John is thinking of a Roman court of law when he speaks of Jesus as our defender. The Roman court of law is very similar to modern day courts in many countries of the world, including USA. In such courts there is the accused, a judge, a prosecuting attorney, a defending attorney, and a recorder. The judge oversees the case and makes the decision. The attorneys are experts in the law. The prosecuting attorney makes all kinds of accusations against the accused. The defending attorney speaks on behalf of the accused.

Jesus is the only one who can defend our cause because he shed his blood for us. Only blood can cleanse us. We can make the right circumstances so that Jesus can make a defense on our behalf to the heavenly Father if we have our sins forgiven through Jesus' blood, repentance (a retentive heart), confess our sins, and don't deceive ourselves.

* "He is the atoning sacrifice for our sins" -Atoning comes from the word, atonement. It is from the Greek word, "hilasmos". John's letter was originally written in Greek. When the Bible was translated into English the translator found that there was no English equivalent for the Greek word. So he made up the word, atonement. He used this word because broken up it is the three words, "at one meet". These three words describes the Greek word.

Atonement refers to Jesus as one who is an expiatory, to make amends or reparation for us. The King James Version translates this word as "propitiation" in this sentence and "atonement" elsewhere. Holman's Bible Dictionary says atonement means, "reconciliation, was associated with sacrificial offerings to remove the effects of sin and in the New Testament, refers specifically to the reconciliation between God and humanity effected by the death, burial, and resurrection of Christ."

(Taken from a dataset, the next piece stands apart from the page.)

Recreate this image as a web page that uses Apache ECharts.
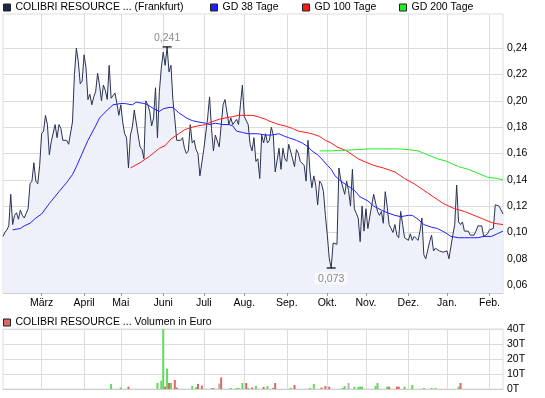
<!DOCTYPE html>
<html>
<head>
<meta charset="utf-8">
<script src="https://cdn.jsdelivr.net/npm/echarts@6/dist/echarts.min.js"></script>
<style>
html,body{margin:0;padding:0;background:#fff;}
#chart{width:545px;height:398px;}
</style>
</head>
<body>
<div id="chart"></div>
<script>
// Daily closing prices (EUR), one per trading day
const prices = [
0.097,0.100,0.102,0.105,0.129,0.106,0.113,0.115,0.110,0.117,
0.113,0.111,0.110,0.118,0.137,0.139,0.153,0.139,0.137,0.151,
0.175,0.177,0.189,0.182,0.159,0.169,0.168,0.182,0.172,0.182,
0.179,0.170,0.170,0.170,0.167,0.166,0.184,0.220,0.240,0.230,
0.213,0.215,0.235,0.225,0.201,0.205,0.197,0.203,0.207,0.221,
0.212,0.200,0.212,0.208,0.201,0.227,0.202,0.201,0.206,0.198,
0.189,0.197,0.184,0.175,0.172,0.149,0.174,0.180,0.193,0.194,
0.174,0.165,0.163,0.156,0.200,0.197,0.192,0.181,0.187,0.210,
0.172,0.207,0.225,0.237,0.227,0.241,0.222,0.227,0.201,0.186,
0.170,0.170,0.170,0.172,0.164,0.160,0.162,0.182,0.168,0.170,
0.163,0.160,0.143,0.143,0.163,0.164,0.187,0.203,0.179,0.162,
0.174,0.174,0.165,0.164,0.197,0.201,0.202,0.182,0.187,0.182,
0.184,0.186,0.182,0.197,0.212,0.188,0.187,0.182,0.167,0.162,
0.172,0.154,0.156,0.141,0.174,0.168,0.175,0.168,0.170,0.180,
0.174,0.146,0.146,0.164,0.148,0.164,0.156,0.154,0.167,0.168,
0.156,0.150,0.163,0.160,0.154,0.154,0.151,0.139,0.170,0.146,
0.134,0.143,0.136,0.121,0.139,0.137,0.131,0.113,0.098,0.080,
0.073,0.092,0.092,0.091,0.149,0.140,0.139,0.129,0.139,0.132,
0.120,0.148,0.118,0.117,0.111,0.093,0.120,0.101,0.118,0.103,
0.112,0.113,0.129,0.129,0.116,0.113,0.116,0.107,0.131,0.120,
0.106,0.103,0.100,0.106,0.098,0.096,0.116,0.106,0.096,0.095,
0.094,0.099,0.094,0.097,0.096,0.094,0.101,0.111,0.083,0.080,
0.081,0.093,0.098,0.086,0.088,0.089,0.086,0.086,0.085,0.086,
0.086,0.080,0.079,0.098,0.106,0.136,0.108,0.106,0.108,0.101,
0.100,0.101,0.098,0.098,0.098,0.101,0.105,0.106,0.105,0.097,
0.098,0.099,0.102,0.102,0.103,0.121,0.121,0.120,0.120,0.114
];

// Moving averages: [trading-day index, value]
const gd38 = [[5,0.102],[9,0.103],[11,0.105],[14,0.107],[17,0.111],[20,0.114],[24,0.122],[29,0.131],[33,0.138],[36,0.144],[38,0.150],[41,0.160],[44,0.170],[48,0.181],[50,0.187],[54,0.193],[57,0.197],[61,0.198],[63,0.198],[67,0.197],[69,0.199],[73,0.198],[75,0.197],[78,0.194],[81,0.192],[83,0.194],[86,0.195],[88,0.195],[91,0.191],[95,0.187],[98,0.185],[101,0.184],[105,0.183],[107,0.182],[110,0.183],[114,0.182],[117,0.182],[119,0.181],[121,0.177],[124,0.176],[127,0.175],[132,0.175],[136,0.174],[139,0.174],[143,0.175],[146,0.173],[148,0.172],[152,0.170],[155,0.168],[158,0.165],[160,0.162],[163,0.159],[165,0.156],[168,0.151],[170,0.148],[172,0.143],[175,0.139],[178,0.136],[182,0.132],[185,0.127],[189,0.124],[192,0.120],[196,0.117],[199,0.115],[203,0.113],[206,0.112],[210,0.113],[212,0.113],[215,0.110],[218,0.106],[222,0.104],[225,0.103],[229,0.100],[232,0.097],[236,0.096],[239,0.096],[242,0.096],[246,0.096],[249,0.097],[253,0.097],[256,0.099],[259,0.101]];
const gd100 = [[66,0.149],[71,0.153],[76,0.158],[81,0.164],[84,0.166],[87,0.171],[91,0.175],[94,0.178],[98,0.180],[101,0.181],[105,0.182],[108,0.184],[112,0.186],[115,0.187],[119,0.188],[122,0.189],[126,0.189],[129,0.189],[132,0.188],[136,0.186],[139,0.184],[143,0.182],[146,0.181],[150,0.179],[153,0.177],[157,0.176],[160,0.175],[164,0.173],[167,0.170],[170,0.168],[173,0.165],[178,0.162],[184,0.156],[187,0.154],[192,0.151],[197,0.149],[203,0.146],[208,0.141],[213,0.137],[218,0.132],[223,0.127],[228,0.122],[234,0.118],[239,0.116],[244,0.113],[249,0.110],[254,0.107],[259,0.106]];
const gd200 = [[164,0.162],[170,0.162],[177,0.1625],[184,0.163],[190,0.1635],[197,0.1635],[204,0.1635],[210,0.163],[215,0.162],[220,0.159],[225,0.156],[230,0.154],[236,0.150],[241,0.148],[246,0.145],[251,0.142],[256,0.141],[259,0.140]];

// Volume in thousand EUR: [trading-day index, value, direction]
const volumes = [[56,3.4,'g'],[61,1,'g'],[65,1.6,'r'],[80,4,'g'],[82,5.5,'g'],[83,40,'g'],[84,1.6,'r'],[85,13.6,'g'],[86,4,'r'],[87,4,'g'],[89,6,'r'],[90,1,'r'],[98,2,'g'],[100,1.2,'g'],[101,3.4,'r'],[103,2.3,'r'],[108,0.7,'n'],[109,0.7,'r'],[112,3.6,'n'],[113,7.7,'r'],[118,0.7,'g'],[121,0.7,'g'],[122,0.7,'g'],[124,4,'g'],[126,4,'r'],[127,0.7,'g'],[129,1,'r'],[131,2,'g'],[135,1.4,'r'],[137,2,'g'],[140,0.7,'r'],[141,4,'r'],[149,0.7,'g'],[151,2.7,'r'],[159,0.7,'g'],[161,3.4,'g'],[165,1,'r'],[167,2,'r'],[169,1.6,'r'],[176,0.7,'g'],[177,2,'g'],[179,4,'n'],[182,1.6,'g'],[184,1.4,'g'],[185,1.6,'g'],[186,1.6,'g'],[193,2,'g'],[194,4,'g'],[199,1.6,'g'],[200,1.6,'r'],[204,1.6,'r'],[205,1.6,'r'],[208,1.6,'g'],[212,2.7,'g'],[218,0.7,'g'],[222,0.7,'g'],[224,0.7,'g'],[236,1.6,'g'],[237,4,'r']];

// Month tick positions (trading-day index) and labels
const monthStarts = [20,42,61,83,104,125,147,168,188,210,230,252];
const monthNames = ['März','April','Mai','Juni','Juli','Aug.','Sep.','Okt.','Nov.','Dez.','Jan.','Feb.'];
const priceTicks = [0.06,0.08,0.10,0.12,0.14,0.16,0.18,0.20,0.22,0.24];

const NAME_PRICE = 'COLIBRI RESOURCE ... (Frankfurt)';
const NAME_38 = 'GD 38 Tage';
const NAME_100 = 'GD 100 Tage';
const NAME_200 = 'GD 200 Tage';
const NAME_VOL = 'COLIBRI RESOURCE ... Volumen in Euro';

const cats = prices.map((_, i) => String(i));
const isMonth = (idx) => monthStarts.indexOf(idx) >= 0;
const volColors = {g:'#5fdc5a', r:'#e06666', n:'#b4b4b4'};
const fmtComma = (v, d) => v.toFixed(d).replace('.', ',');
const FONT = 'Liberation Sans, Arial, sans-serif';
const GRID_COLOR = '#dcdcdc';

function legendItem(name, left, top, fontSize) {
  return {
    data: [name], left: left, top: top, padding: 0, itemWidth: 7, itemHeight: 7,
    icon: 'rect', selectedMode: false,
    itemStyle: {borderColor: '#222', borderWidth: 1},
    textStyle: {fontSize: fontSize, color: '#000', fontFamily: FONT, padding: [1,0,0,0]}
  };
}

const chart = echarts.init(document.getElementById('chart'), null, {renderer:'canvas'});
chart.setOption({
  animation: false,
  backgroundColor: '#fff',
  textStyle: {fontFamily: FONT},
  legend: [
    legendItem(NAME_PRICE, 3, 2, 10.5),
    legendItem(NAME_38, 210, 2, 10.5),
    legendItem(NAME_100, 302, 2, 10.5),
    legendItem(NAME_200, 399, 2, 10.5),
    legendItem(NAME_VOL, 3, 317, 10.5)
  ],
  grid: [
    {left: 3, right: 42, top: 14, height: 279, show: true, borderColor: GRID_COLOR, borderWidth: 1, backgroundColor: '#fff'},
    {left: 3, right: 42, top: 329, height: 60, show: true, borderColor: GRID_COLOR, borderWidth: 1, backgroundColor: '#fff'}
  ],
  xAxis: [
    {
      type: 'category', gridIndex: 0, data: cats, boundaryGap: false,
      axisLine: {show: true, lineStyle: {color: '#cfcfcf'}},
      axisTick: {show: true, length: 3, interval: (i) => isMonth(i), lineStyle: {color: '#999'}},
      axisLabel: {
        show: true, interval: (i) => isMonth(i), hideOverlap: false,
        formatter: (v) => monthNames[monthStarts.indexOf(Number(v))] || '',
        color: '#000', fontSize: 10.5, margin: 5
      },
      splitLine: {show: true, interval: (i) => isMonth(i), lineStyle: {color: GRID_COLOR, width: 1}}
    },
    {
      type: 'category', gridIndex: 1, data: cats, boundaryGap: false,
      axisLine: {show: true, lineStyle: {color: '#cfcfcf'}},
      axisTick: {show: false},
      axisLabel: {show: false},
      splitLine: {show: true, interval: (i) => isMonth(i), lineStyle: {color: GRID_COLOR, width: 1}}
    }
  ],
  yAxis: [
    {
      type: 'value', gridIndex: 0, position: 'right', min: 0.054, max: 0.266,
      axisLine: {show: false},
      axisTick: {show: false, customValues: priceTicks},
      axisLabel: {customValues: priceTicks, formatter: (v) => fmtComma(v, 2), color: '#000', fontSize: 10.5, margin: 4},
      splitLine: {show: true, lineStyle: {color: GRID_COLOR, width: 1}}
    },
    {
      type: 'value', gridIndex: 1, position: 'right', min: 0, max: 40, interval: 10,
      axisLine: {show: false},
      axisTick: {show: false},
      axisLabel: {formatter: (v) => v + 'T', color: '#000', fontSize: 10.5, margin: 4},
      splitLine: {show: true, lineStyle: {color: GRID_COLOR, width: 1}}
    }
  ],
  series: [
    {
      name: NAME_PRICE, type: 'line', xAxisIndex: 0, yAxisIndex: 0,
      data: prices, symbol: 'none', color: '#1e2746',
      lineStyle: {color: '#2a3252', width: 1},
      areaStyle: {color: '#eef1fa', opacity: 1, origin: 'start'},
      z: 2,
      markPoint: {
        symbol: 'rect', symbolSize: [9, 1.2],
        itemStyle: {color: '#000'},
        label: {show: true, color: '#8a8a8a', fontSize: 10.5, fontFamily: FONT,
                formatter: (p) => fmtComma(p.value, 3)},
        data: [
          {type: 'max', label: {position: 'top', distance: 3}},
          {type: 'min', label: {position: 'bottom', distance: 4, backgroundColor: 'rgba(250,250,252,0.85)', padding: [1, 3, 0, 3]}}
        ]
      }
    },
    {name: NAME_38, type: 'line', xAxisIndex: 0, yAxisIndex: 0, data: gd38, symbol: 'none', color: '#2020ff', lineStyle: {width: 1}, z: 3},
    {name: NAME_100, type: 'line', xAxisIndex: 0, yAxisIndex: 0, data: gd100, symbol: 'none', color: '#ff1a1a', lineStyle: {width: 1}, z: 3},
    {name: NAME_200, type: 'line', xAxisIndex: 0, yAxisIndex: 0, data: gd200, symbol: 'none', color: '#22ee22', lineStyle: {width: 1}, z: 3},
    {
      name: NAME_VOL, type: 'bar', xAxisIndex: 1, yAxisIndex: 1, barWidth: 2, color: '#d96a6a',
      data: volumes.map(v => ({value: [v[0], v[1]], itemStyle: {color: volColors[v[2]]}}))
    }
  ]
});
</script>
</body>
</html>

* "sacrifice" -Jesus makes amends between God and man by removing man's sin. God's righteousness demands that all sin be punished with death and hell. The Bible says, "Yet he does not let the guilty go unpunished." Hell is complete separation from God. In hell one is all alone for eternity. Someone has to pay the price of sin, according to the law. If not for Christ this would only be paid by the guilty party; me, myself, and I. But Jesus, who was without sin, could, and did, pay the price for that sin. He sacrificed himself with beatings, mockery, crucifixion, humiliation, separation from society, separation from God the Father, and death. In the Old Testament, God gave mankind animal sacrifice as a symbol of Jesus sacrifice to come. And Jesus, the perfect sacrifice, did fulfill that promise of God.

* "not only for ours but also for the sins of the whole world" -I have read several commentaries and none of them, thus far, have expounded on the meaning of this phrase. "Our" obviously implies the sins of the children of God, the believers of Jesus. Therefore, "the whole world" refers to everyone ever born and everyone that will be born. Perhaps this verse coincided with Jesus' words in Matthew 12:31, "And so I tell you, every sin and blasphemy will be forgiven men, but the blasphemy against the Spirit will not be forgiven."